Klahanie area annex to Issaquah too close to call: Yes leads by six votes on election night

Residents of the Klahanie Potential Annexation Area are evenly split whether to annex to Issaquah; the Yes vote leads by only six votes on election night, making the election too close to call and creates the possibility of a recount.

For Annexation: 1,168, or 50.13%

Against Annexation: 1,162, or 49.87%

Based on my history of participating in elections from 1998-2011 in campaigns and watching voting trends, election night results haven’t varied by more than 1% from the final results, posted about two weeks later. This vote will likely be too close to call for days to come and may require a recount.

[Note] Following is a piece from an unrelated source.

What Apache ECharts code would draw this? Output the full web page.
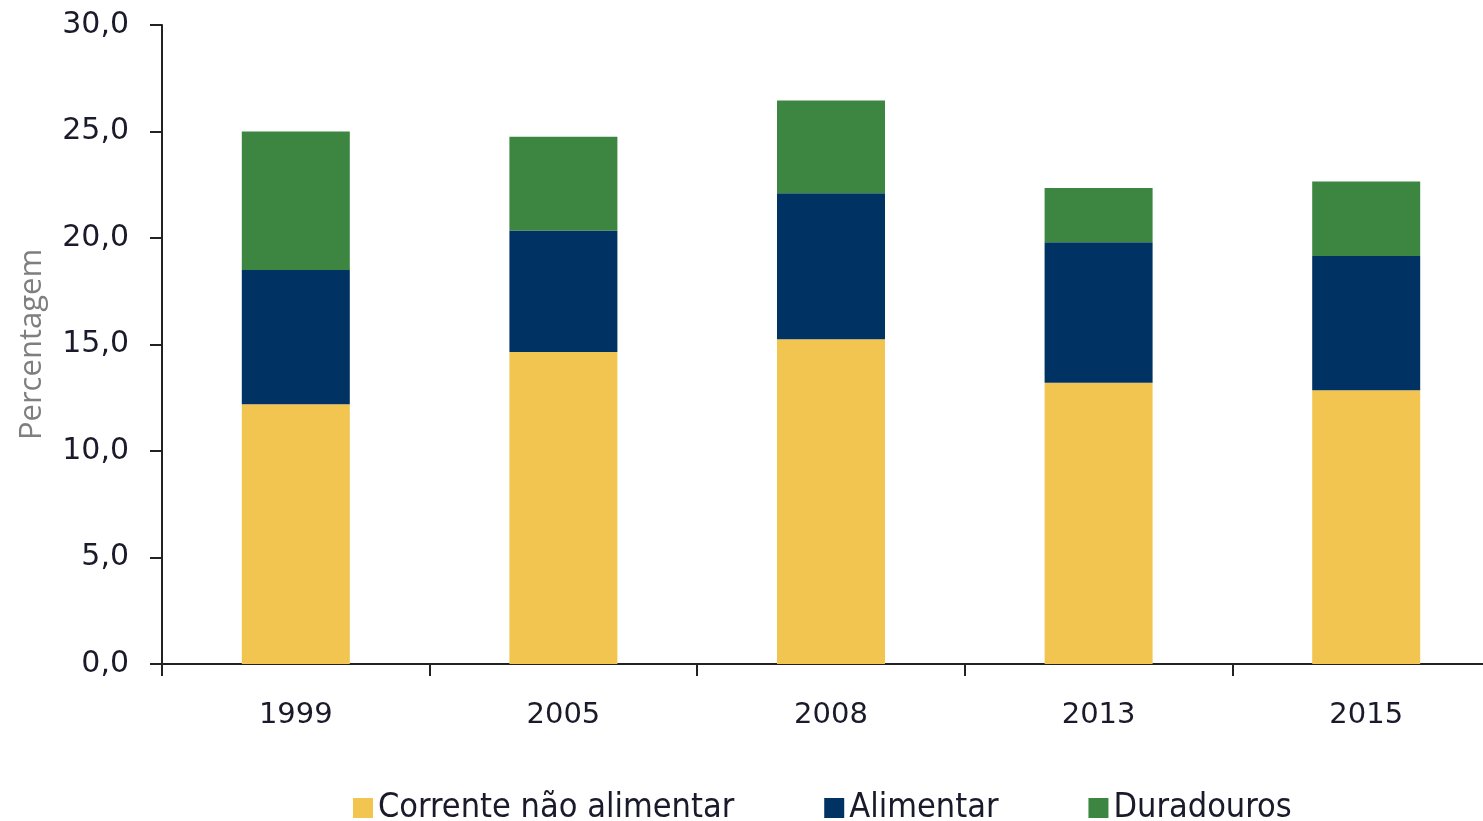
<!DOCTYPE html>
<html>
<head>
<meta charset="utf-8">
<script src="https://cdn.jsdelivr.net/npm/echarts@6/dist/echarts.min.js"></script>
<style>
  html, body { margin: 0; padding: 0; background: #fff; }
  #chart { width: 1483px; height: 821px; }
</style>
</head>
<body>
<div id="chart"></div>
<script>
// dados
var anos = ['1999', '2005', '2008', '2013', '2015'];
var corrente = [12.2, 14.65, 15.25, 13.2, 12.85];
var alimentar = [6.3, 5.7, 6.85, 6.6, 6.3];
var duradouros = [6.5, 4.4, 4.35, 2.55, 3.5];

var fonteEixo = '"DejaVu Sans", sans-serif';
var fonteLegenda = '"DejaVu Sans Condensed", "DejaVu Sans", sans-serif';
var chart = echarts.init(document.getElementById('chart'));

function serie(nome, dados, cor) {
    return {
        name: nome,
        type: 'bar',
        stack: 'total',
        barWidth: 108,
        data: dados,
        itemStyle: { color: cor }
    };
}

var option = {
    animation: false,
    grid: { left: 162, top: 25, bottom: 157, width: 1338, outerBoundsMode: 'none' },
    legend: {
        top: 786,
        left: 348,
        itemWidth: 20,
        itemHeight: 20,
        itemGap: 90,
        icon: 'rect',
        textStyle: { fontFamily: fonteLegenda, fontSize: 34, color: '#1a1a2a' },
        data: ['Corrente não alimentar', 'Alimentar', 'Duradouros']
    },
    xAxis: {
        type: 'category',
        data: anos,
        axisLine: { lineStyle: { color: '#222', width: 2 } },
        axisTick: { show: true, length: 12, lineStyle: { color: '#222', width: 2 } },
        axisLabel: { fontFamily: fonteEixo, fontSize: 29, color: '#1a1a2a', margin: 37 }
    },
    yAxis: {
        type: 'value',
        min: 0,
        max: 30,
        interval: 5,
        name: 'Percentagem',
        nameLocation: 'middle',
        nameGap: 114,
        nameTextStyle: { fontFamily: '"Open Sans", sans-serif', fontSize: 31, color: '#7f7f7f' },
        splitLine: { show: false },
        axisLine: { show: true, lineStyle: { color: '#222', width: 2 } },
        axisTick: { show: true, length: 12, lineStyle: { color: '#222', width: 2 } },
        axisLabel: {
            fontFamily: fonteEixo, fontSize: 30, color: '#1a1a2a', margin: 33,
            formatter: function (v) { return v.toFixed(1).replace('.', ','); }
        }
    },
    series: [
        serie('Corrente não alimentar', corrente, '#F2C551'),
        serie('Alimentar', alimentar, '#003263'),
        serie('Duradouros', duradouros, '#3C8641')
    ]
};
chart.setOption(option);
</script>
</body>
</html>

The vote is a cliff-hanger for Issaquah and the City of Sammamish. Issaquah is counting on the annexation to give it greater bonding indebtedness and to spread its current debt across the PAA. Issaquah was damaged in its fight with the Sammamish Plateau Water and Sewer District, when public documents and a highly public dispute revealed Issaquah’s government wanted to inject storm water into a treatment area near a drinking aquifer that the District believed would be inadequately filtered. Issaquah was caught cyber-squatting the District’s websites. Further, Issaquah’s history of demonstrating it couldn’t be trusted with respect to Klahanie was revealed, including a signed Memorandum of Understanding signed by the Issaquah Mayor to turn over the PAA to Sammamish, only to renege a short time later.

For Sammamish, the City Council salivates over the prospect of annexing Klahanie and City Council members campaigned actively to kill the annexation.

Sammamish city officials promised the 10,000-resident Klahanie area tens of millions of dollars in road and parks improvements and pledges of a more sensitive and representative government, better police protection and other services.

On the surface, Sammamish may have had the better case. But hardball tactics threatening to close the fire station 82, more commonly known as the Klahanie fire station, during its bitter negotiations with the Eastide Fire and Rescue District, and a ham-handed last minute effort in the State Legislature to deny annexation transition funds to Issaquah, offended PAA residents. The outcome of the election may well hinge on this last minute tactic and how last minute voters react to it.

Sammamish Councilman Don Gerend objected to our post over the weekend that included a report that four Sammamish city council members were doorbelling in Klahanie against the annexation; he says only one was doorbelling, which is contrary to what we were told by another city council member.

Gerend, a member of the Klahanie Choice anti-annexation group, also objected to our criticism of the city’s tactic supporting a bill in the Legislature seeking to deny funding to Issaquah to ease the transition of the annexation. The Seattle Times has this story, noting that Gerend and Sammamish Mayor Tom Vance testified in favor of the bill.

The Vance-Gerend testimony, and Sammamish’s hand in the bill, will no doubt futher sour already testy relations with Issaquah, and it is an inauspicious start to Vance’s term as mayor.

The King County Elections division will update voting daily in the late afternoon. Election results are scheduled to be certified February 25 if a recount proves unneeded.